What filmmakers inspired you on SWEETHURT?
“If I had to choose one filmmaker whose style informed Sweethurt, I would say Kevin Smith. He’s the king of independent cinema; having made a movie in his early twenties for an extremely low budget that managed to resonate with a lot of people and went on to become an absolute classic. He essentially accomplished what every young filmmaker dreams of achieving. His unique blend of extremely relatable characters and incredible dialogue changed the landscape of independent and comedy filmmaking. What I’m trying to say is that I would like Kevin Smith to adopt me.
“Aside from my dad Kevin, I would say my brother. He also made a movie in his early twenties, entitled Sick, just about a bunch of high-schoolers having a party and the shenanigans that ensue. It went on to play in Los Angeles and even won an award or two. Am I trying to impress my brother in an ill-fated attempt to earn his love and respect from beyond the grave? I don’t know. Why would you ask me that?”

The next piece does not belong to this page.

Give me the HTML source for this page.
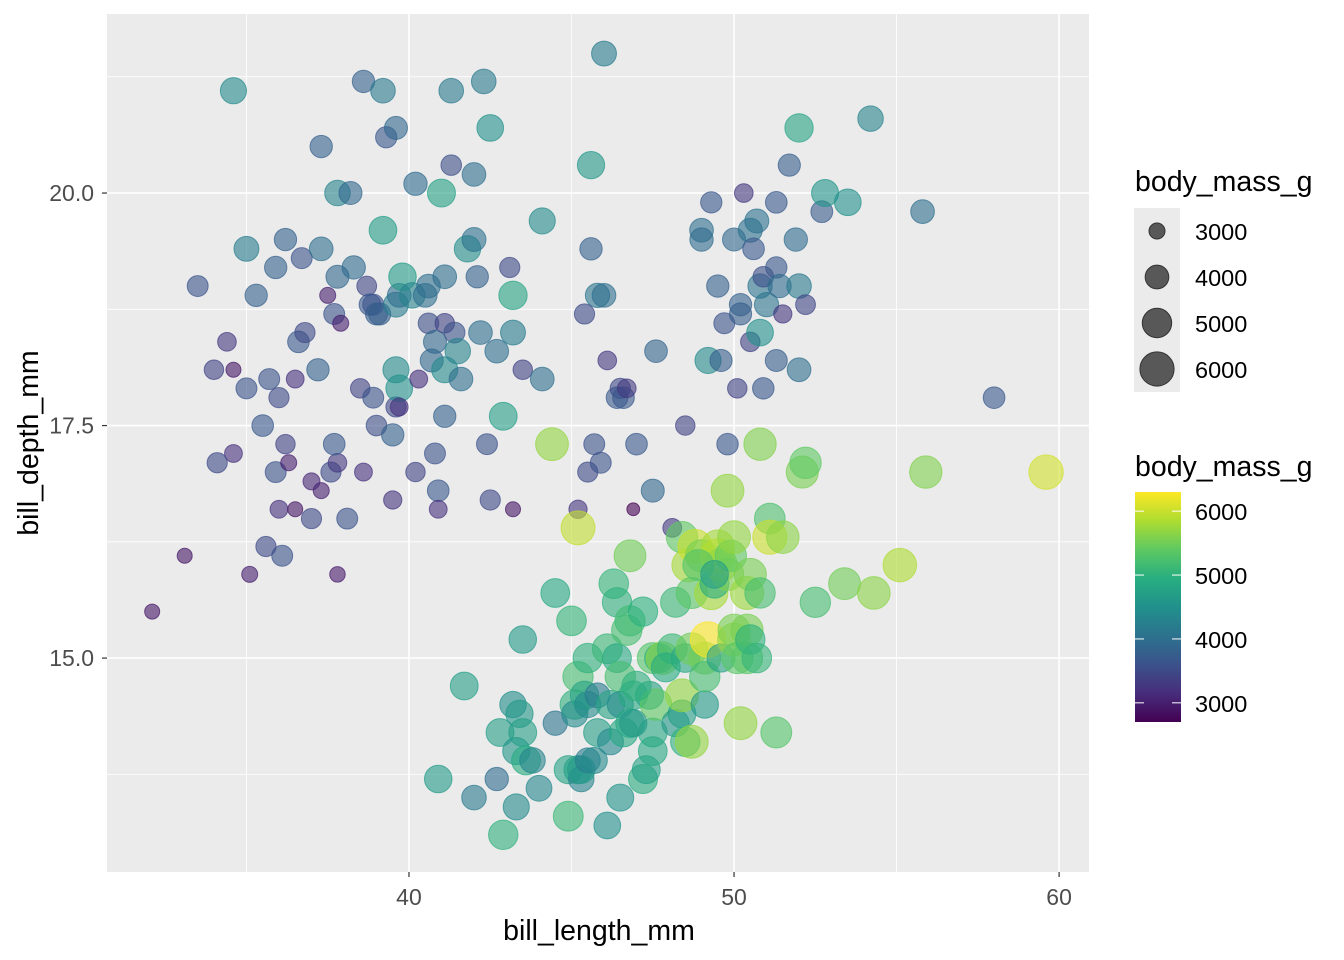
<!DOCTYPE html>
<html><head><meta charset="utf-8"><style>
body{margin:0;background:#fff;}
svg{display:block;font-family:"Liberation Sans",Arial,sans-serif;}
</style></head><body>
<svg id="chart" width="1344" height="960" xmlns="http://www.w3.org/2000/svg">
<rect x="107" y="14" width="982" height="858" fill="#EBEBEB"/>
<g id="grid"></g>
<g id="points"></g>
<g id="axes"></g>
<text x="599" y="940" font-size="28.5" text-anchor="middle" fill="#000">bill_length_mm</text>
<text transform="translate(38,443) rotate(-90)" font-size="28.5" text-anchor="middle" fill="#000">bill_depth_mm</text>
<g id="legend-size">
<text x="1135" y="191" font-size="28.5" fill="#000">body_mass_g</text>
<rect x="1134" y="208" width="46" height="184" fill="#EBEBEB"/>
</g>
<g id="legend-color">
<text x="1135" y="476" font-size="28.5" fill="#000">body_mass_g</text>
<defs><linearGradient id="vir" x1="0" y1="1" x2="0" y2="0">
<stop offset="0" stop-color="#440154"/><stop offset="0.125" stop-color="#472D7B"/><stop offset="0.25" stop-color="#3B528B"/><stop offset="0.375" stop-color="#2C728E"/><stop offset="0.5" stop-color="#21918C"/><stop offset="0.625" stop-color="#28AE80"/><stop offset="0.75" stop-color="#5EC962"/><stop offset="0.875" stop-color="#ADDC30"/><stop offset="1" stop-color="#FDE725"/>
</linearGradient></defs>
<rect x="1135" y="492" width="46" height="230" fill="url(#vir)"/>
</g>
</svg>
<script>
const xTicks=[40,50,60];
const xMinor=[35,45,55];
const yTicks=[15.0,17.5,20.0];
const yMinor=[13.75,16.25,18.75,21.25];
const sizeBreaks=[3000,4000,5000,6000];
const colorBreaks=[3000,4000,5000,6000];
const billLength=[32.1,33.1,33.5,34.0,34.4,34.6,34.6,34.1,34.6,35.1,35.0,35.0,35.3,35.5,35.6,35.9,35.7,35.9,36.0,36.2,36.1,36.2,36.3,36.5,36.6,36.7,36.8,36.0,36.5,37.0,37.2,37.3,37.3,37.6,37.7,37.8,37.9,37.8,37.8,37.7,37.5,37.3,37.0,37.8,38.1,38.2,38.3,38.5,38.6,38.6,38.7,38.8,38.9,38.9,39.0,39.0,39.1,39.2,39.2,39.3,39.5,39.5,39.6,39.6,39.6,39.6,39.7,39.7,39.7,39.8,40.1,40.2,40.2,40.3,40.5,40.6,40.6,40.7,40.8,40.8,40.9,40.9,41.0,41.1,41.1,41.1,41.1,41.3,41.3,41.4,41.5,41.6,41.8,42.0,42.0,42.1,42.2,42.3,42.4,42.5,42.5,42.7,42.9,43.1,43.2,43.2,43.2,43.5,44.1,44.1,45.6,45.8,46.0,45.7,45.5,
45.2,45.4,45.6,45.9,46.0,46.1,46.4,46.5,46.6,46.7,46.9,47.0,47.5,47.6,48.1,48.5,49.0,49.0,49.2,49.3,49.5,49.6,49.7,50.0,50.1,50.2,50.2,50.3,50.5,50.5,50.6,50.7,50.8,50.8,50.9,50.9,51.0,51.3,51.3,51.3,51.4,51.5,51.7,51.9,52.0,52.0,52.0,52.2,52.7,52.8,53.5,54.2,55.8,58.0,49.8,
40.9,41.7,42.0,42.7,42.8,42.9,43.2,43.3,43.3,43.4,43.5,43.5,43.6,43.8,44.0,44.4,44.5,44.5,44.9,44.9,45.0,45.1,45.1,45.2,45.2,45.2,45.3,45.3,45.4,45.5,45.5,45.5,45.7,45.8,45.8,46.1,46.1,46.2,46.2,46.3,46.4,46.4,46.5,46.5,46.5,46.6,46.7,46.8,46.8,46.8,46.9,47.2,47.2,47.3,47.4,47.5,47.5,47.5,47.6,47.7,47.8,48.1,48.2,48.2,48.4,48.4,48.4,48.5,48.5,48.6,48.7,48.7,48.7,48.8,49.0,49.1,49.1,49.1,49.2,49.3,49.4,49.5,49.5,49.6,49.6,49.8,49.8,49.9,50.0,50.0,50.0,50.1,50.2,50.4,50.4,50.4,50.5,50.5,50.7,50.8,50.8,51.1,51.1,51.3,51.5,52.1,52.2,52.5,53.4,54.3,55.1,55.9,59.6,47.0,46.9,47.9,48.9,49.4];
const billDepth=[15.5,16.1,19.0,18.1,18.4,18.1,17.2,17.1,21.1,15.9,19.4,17.9,18.9,17.5,16.2,17.0,18.0,19.2,17.8,17.3,16.1,19.5,17.1,18.0,18.4,19.3,18.5,16.6,16.6,16.5,18.1,19.4,20.5,17.0,18.7,17.1,18.6,19.1,20.0,17.3,18.9,16.8,16.9,15.9,16.5,20.0,19.2,17.9,21.2,17.0,19.0,18.8,17.8,18.8,17.5,18.7,18.7,21.1,19.6,20.6,17.4,16.7,17.7,20.7,18.1,18.8,17.9,18.9,17.7,19.1,18.9,20.1,17.0,18.0,18.9,18.6,19.0,18.2,17.2,18.4,16.8,16.6,20.0,19.1,18.1,17.6,18.6,21.1,20.3,18.5,18.3,18.0,19.4,19.5,20.2,19.1,18.5,21.2,17.3,20.7,16.7,18.3,17.6,19.2,18.5,18.9,16.6,18.1,19.7,18.0,20.3,18.9,21.5,17.3,17.0,
16.6,18.7,19.4,17.1,18.9,18.2,17.8,17.9,17.8,17.9,16.6,17.3,16.8,18.3,16.4,17.5,19.6,19.5,18.2,19.9,19.0,18.2,18.6,19.5,17.9,18.8,18.7,20.0,19.6,18.4,19.4,19.7,19.0,18.5,19.1,17.9,18.8,19.9,19.2,18.2,19.0,18.7,20.3,19.5,18.1,19.0,20.7,18.8,19.8,20.0,19.9,20.8,19.8,17.8,17.3,
13.7,14.7,13.5,13.7,14.2,13.1,14.5,14.0,13.4,14.4,14.2,15.2,13.9,13.9,13.6,17.3,14.3,15.7,13.8,13.3,15.4,14.5,14.4,13.8,14.8,16.4,13.7,13.8,14.6,13.9,14.5,15.0,13.9,14.6,14.2,13.2,15.1,14.5,14.1,15.8,15.6,15.0,14.8,14.5,13.5,14.2,15.3,14.3,16.1,15.4,14.6,13.7,15.5,13.8,14.6,14.2,14.0,15.0,14.5,15.0,15.0,15.1,14.3,15.6,16.3,14.4,14.6,14.1,15.0,16.0,14.1,15.1,15.7,16.2,16.1,14.5,15.0,14.8,15.2,15.7,15.8,16.2,16.1,15.0,16.0,15.9,16.8,16.1,15.2,15.3,16.3,15.0,14.3,15.0,15.3,15.7,15.9,15.2,15.0,15.7,17.3,16.5,16.3,14.2,16.3,17.0,17.1,15.6,15.8,15.7,16.0,17.0,17.0,14.7,14.3,14.9,16.0,15.9];
const bodyMass=[2900,2900,3600,3400,3300,2900,3200,3500,4400,3000,4200,3600,3800,3700,3500,3600,3600,3800,3500,3400,3600,3800,3000,3200,3700,3600,3500,3200,2900,3500,3800,4000,3800,3500,3600,3300,3000,3900,4300,3700,3000,3000,3100,2950,3600,3900,3950,3400,3800,3200,3450,3700,3600,3600,3550,3750,3750,4150,4675,3650,3800,3250,3500,3900,4400,4200,4500,4000,3200,4650,4300,3950,3400,3200,4000,3550,4000,3900,3600,3900,3700,3200,4725,4000,4400,3800,3400,4150,3550,3600,4300,4000,4450,4050,4000,3800,4000,4150,3600,4500,3500,4000,4700,3500,4200,4800,2900,3400,4400,4000,4600,4100,4200,3600,3500,
3250,3500,3800,3600,4000,3300,3700,3500,3700,3300,2700,3700,3900,3850,3325,3400,4000,3950,4400,3650,3800,3775,3600,3900,3400,3800,3775,3300,4050,3400,3700,4050,4100,4500,3550,3675,4100,3700,3650,3750,3950,3250,3775,3950,4000,4150,4800,3450,3725,4550,4500,4300,4000,3700,3675,
4650,4700,4150,3950,4700,5000,4450,4575,4400,4600,4700,4650,4900,4300,4350,5700,4100,4875,4750,5100,5050,5000,4400,4750,5200,5950,4300,4650,4800,4200,4400,5000,4400,4200,4700,4500,5100,4800,4375,5050,5000,4875,5200,4400,4550,4850,5200,4850,5500,5150,4875,4925,4975,4725,4725,4875,4875,5300,5400,4975,5650,5100,4600,5100,5400,4700,5700,5000,4850,5800,5700,5500,5350,6000,5550,4625,5500,5200,6300,5800,4925,5800,5900,4750,5700,5600,5700,5400,5700,5550,5700,5350,5700,5350,5550,5750,5550,5000,5050,5200,5600,5250,6000,5300,5650,5550,5400,5200,5500,5650,5850,5600,6050,5000,4600,4900,5300,4700];

const NS='http://www.w3.org/2000/svg';
const svg=document.getElementById('chart');
const X0=107,X1=1089,Y0=14,Y1=872;
const xDom=[30.71,60.92],yDom=[12.70,21.925];
const sx=v=>X0+(v-xDom[0])/(xDom[1]-xDom[0])*(X1-X0);
const sy=v=>Y1-(v-yDom[0])/(yDom[1]-yDom[0])*(Y1-Y0);
const mMin=2700,mMax=6300;
const rScale=m=>Math.sqrt(Math.max(0,64+(m-3000)*0.076));
const vir=['#440154','#472D7B','#3B528B','#2C728E','#21918C','#28AE80','#5EC962','#ADDC30','#FDE725'];
function hex(h){return [1,3,5].map(i=>parseInt(h.substr(i,2),16));}
function cScale(m){let t=Math.min(1,Math.max(0,(m-mMin)/(mMax-mMin)))*8;let i=Math.min(7,Math.floor(t)),f=t-i;const a=hex(vir[i]),b=hex(vir[i+1]);return 'rgb('+a.map((v,k)=>Math.round(v+(b[k]-v)*f)).join(',')+')';}
function mk(tag,attrs,parent){const e=document.createElementNS(NS,tag);for(const k in attrs)e.setAttribute(k,attrs[k]);parent.appendChild(e);return e;}

const grid=document.getElementById('grid');
xMinor.forEach(v=>{const l=mk('line',{x1:sx(v),x2:sx(v),y1:Y0,y2:Y1,stroke:'#fff','stroke-width':0.8},grid);

});
yMinor.forEach(v=>{const l=mk('line',{x1:X0,x2:X1,y1:sy(v),y2:sy(v),stroke:'#fff','stroke-width':0.8},grid);

});
xTicks.forEach(v=>{const l=mk('line',{x1:sx(v),x2:sx(v),y1:Y0,y2:Y1,stroke:'#fff','stroke-width':1.6},grid);

});
yTicks.forEach(v=>{const l=mk('line',{x1:X0,x2:X1,y1:sy(v),y2:sy(v),stroke:'#fff','stroke-width':1.6},grid);

});

const pts=document.getElementById('points');
billLength.forEach((x,i)=>{const c=cScale(bodyMass[i]);
const p=mk('circle',{cx:sx(x),cy:sy(billDepth[i]),r:rScale(bodyMass[i]),fill:c,stroke:c,'fill-opacity':0.6,'stroke-opacity':0.7,'stroke-width':1},pts);

});

const axes=document.getElementById('axes');
xTicks.forEach(v=>{const t=mk('line',{x1:sx(v),x2:sx(v),y1:Y1,y2:Y1+5,stroke:'#333','stroke-width':1.2},axes);


const l=mk('text',{x:sx(v),y:Y1+33,'font-size':23,'text-anchor':'middle',fill:'#4D4D4D'},axes);l.textContent=v;

});
yTicks.forEach(v=>{const t=mk('line',{x1:X0-5,x2:X0,y1:sy(v),y2:sy(v),stroke:'#333','stroke-width':1.2},axes);


const l=mk('text',{x:X0-13,y:sy(v)+8,'font-size':23,'text-anchor':'end',fill:'#4D4D4D'},axes);l.textContent=v.toFixed(1);

});

const ls=document.getElementById('legend-size');
sizeBreaks.forEach((m,i)=>{const cy=231+i*46;
const c=mk('circle',{cx:1157,cy:cy,r:rScale(m),fill:'#333',stroke:'#333','fill-opacity':0.8},ls);


const t=mk('text',{x:1195,y:cy+9,'font-size':23.5,fill:'#000'},ls);t.textContent=m;

});

const lc=document.getElementById('legend-color');
const cy=m=>722-(m-mMin)/(mMax-mMin)*230;
colorBreaks.forEach(m=>{const y=cy(m);
const a=mk('line',{x1:1135,x2:1144,y1:y,y2:y,stroke:'#fff','stroke-width':1},lc);


const b=mk('line',{x1:1172,x2:1181,y1:y,y2:y,stroke:'#fff','stroke-width':1},lc);


const t=mk('text',{x:1195,y:y+9,'font-size':23.5,fill:'#000'},lc);t.textContent=m;

});
</script>
</body></html>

What do you think the state of the Australian film and TV output is right now?
“I think that Australia has so much potential to create films and stories in every possible genre – we have the talent, we have the facilities, we have everything we need to create a film industry that resonates with audiences both here and around the globe. But is that happening? I’m not sure it is. Ask any person on the street what their favourite movie is, and it will mostly likely be American, or British, or something like that. A lot of people struggle to even think of a lot of Australian films. What a tragedy. We’ve produced some goddamn masterpieces. One of my favourite films from the past 20 years was Boys in the Trees, an Australian flick by Nick Verso. The issue is, simply, not enough is being made, and the stuff that is being made isn’t connecting with audiences in a meaningful way. Imagine not having a single young-adult comedy. We need to make movies that a variety of audiences can fall in love with, recommend to friends and watch over and over again. We need movies that define generations and speak to people on a personal level. Otherwise, what’s the point?”